<<<<
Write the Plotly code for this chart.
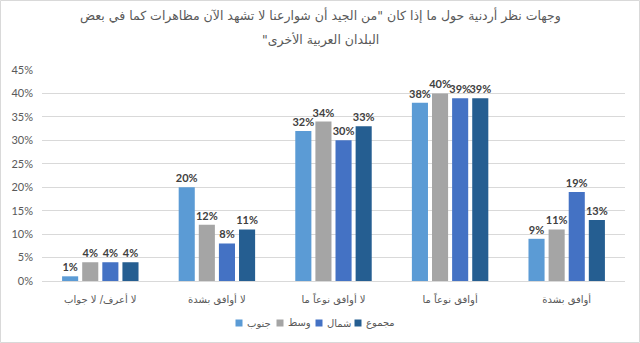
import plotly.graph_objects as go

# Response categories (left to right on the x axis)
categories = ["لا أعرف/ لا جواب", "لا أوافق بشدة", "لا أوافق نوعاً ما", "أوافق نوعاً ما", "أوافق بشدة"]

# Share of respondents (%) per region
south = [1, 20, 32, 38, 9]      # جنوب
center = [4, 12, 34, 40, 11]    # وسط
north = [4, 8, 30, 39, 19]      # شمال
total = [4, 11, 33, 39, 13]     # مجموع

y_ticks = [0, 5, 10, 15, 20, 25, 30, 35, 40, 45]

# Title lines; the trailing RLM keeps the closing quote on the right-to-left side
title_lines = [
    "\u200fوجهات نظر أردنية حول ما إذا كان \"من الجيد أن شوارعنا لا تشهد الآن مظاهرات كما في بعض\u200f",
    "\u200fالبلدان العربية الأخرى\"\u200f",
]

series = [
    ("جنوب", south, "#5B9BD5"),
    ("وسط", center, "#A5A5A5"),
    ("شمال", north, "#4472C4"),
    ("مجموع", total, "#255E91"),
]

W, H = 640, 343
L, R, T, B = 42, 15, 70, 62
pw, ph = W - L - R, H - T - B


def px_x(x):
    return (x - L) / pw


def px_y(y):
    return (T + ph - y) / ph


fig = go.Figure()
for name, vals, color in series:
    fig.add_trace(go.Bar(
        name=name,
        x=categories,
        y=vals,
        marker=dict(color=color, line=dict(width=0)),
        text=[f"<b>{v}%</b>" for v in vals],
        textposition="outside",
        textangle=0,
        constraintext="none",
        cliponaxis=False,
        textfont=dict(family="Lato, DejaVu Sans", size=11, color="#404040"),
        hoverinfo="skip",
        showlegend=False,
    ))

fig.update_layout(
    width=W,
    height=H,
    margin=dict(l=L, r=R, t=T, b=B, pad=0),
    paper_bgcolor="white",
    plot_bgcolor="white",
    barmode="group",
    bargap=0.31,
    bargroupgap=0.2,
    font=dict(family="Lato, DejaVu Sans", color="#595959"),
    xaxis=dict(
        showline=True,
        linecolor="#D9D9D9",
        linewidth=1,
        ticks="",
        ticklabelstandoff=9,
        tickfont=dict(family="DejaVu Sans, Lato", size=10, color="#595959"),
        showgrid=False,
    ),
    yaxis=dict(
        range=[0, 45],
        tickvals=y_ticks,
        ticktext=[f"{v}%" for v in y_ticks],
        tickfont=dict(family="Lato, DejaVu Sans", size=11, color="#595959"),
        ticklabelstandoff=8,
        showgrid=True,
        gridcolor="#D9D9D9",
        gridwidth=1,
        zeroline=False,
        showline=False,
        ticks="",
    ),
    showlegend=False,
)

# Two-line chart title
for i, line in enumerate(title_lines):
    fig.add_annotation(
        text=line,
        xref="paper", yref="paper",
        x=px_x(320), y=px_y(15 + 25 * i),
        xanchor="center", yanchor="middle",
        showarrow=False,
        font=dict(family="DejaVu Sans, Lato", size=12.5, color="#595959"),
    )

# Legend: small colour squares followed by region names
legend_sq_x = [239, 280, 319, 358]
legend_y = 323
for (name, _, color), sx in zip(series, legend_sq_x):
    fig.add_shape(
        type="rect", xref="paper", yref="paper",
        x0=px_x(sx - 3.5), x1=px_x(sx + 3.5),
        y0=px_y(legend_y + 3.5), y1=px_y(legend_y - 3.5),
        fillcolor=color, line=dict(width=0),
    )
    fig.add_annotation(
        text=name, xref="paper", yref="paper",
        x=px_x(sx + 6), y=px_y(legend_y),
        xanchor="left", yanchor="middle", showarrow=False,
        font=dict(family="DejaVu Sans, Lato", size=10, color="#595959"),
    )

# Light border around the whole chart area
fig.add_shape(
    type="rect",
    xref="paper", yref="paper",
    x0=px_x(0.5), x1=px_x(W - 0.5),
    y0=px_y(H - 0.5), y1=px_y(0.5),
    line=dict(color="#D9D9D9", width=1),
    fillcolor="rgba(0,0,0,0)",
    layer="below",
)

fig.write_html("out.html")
>>>>
== Stated goal ==
Set down again, exactly, the lines of the material above from its first line to the one with "return (T + ph - y) / ph", inclusive. Leave the pictures out.

== The solution ==
Write the Plotly code for this chart.
import plotly.graph_objects as go

# Response categories (left to right on the x axis)
categories = ["لا أعرف/ لا جواب", "لا أوافق بشدة", "لا أوافق نوعاً ما", "أوافق نوعاً ما", "أوافق بشدة"]

# Share of respondents (%) per region
south = [1, 20, 32, 38, 9]      # جنوب
center = [4, 12, 34, 40, 11]    # وسط
north = [4, 8, 30, 39, 19]      # شمال
total = [4, 11, 33, 39, 13]     # مجموع

y_ticks = [0, 5, 10, 15, 20, 25, 30, 35, 40, 45]

# Title lines; the trailing RLM keeps the closing quote on the right-to-left side
title_lines = [
    "\u200fوجهات نظر أردنية حول ما إذا كان \"من الجيد أن شوارعنا لا تشهد الآن مظاهرات كما في بعض\u200f",
    "\u200fالبلدان العربية الأخرى\"\u200f",
]

series = [
    ("جنوب", south, "#5B9BD5"),
    ("وسط", center, "#A5A5A5"),
    ("شمال", north, "#4472C4"),
    ("مجموع", total, "#255E91"),
]

W, H = 640, 343
L, R, T, B = 42, 15, 70, 62
pw, ph = W - L - R, H - T - B


def px_x(x):
    return (x - L) / pw


def px_y(y):
    return (T + ph - y) / ph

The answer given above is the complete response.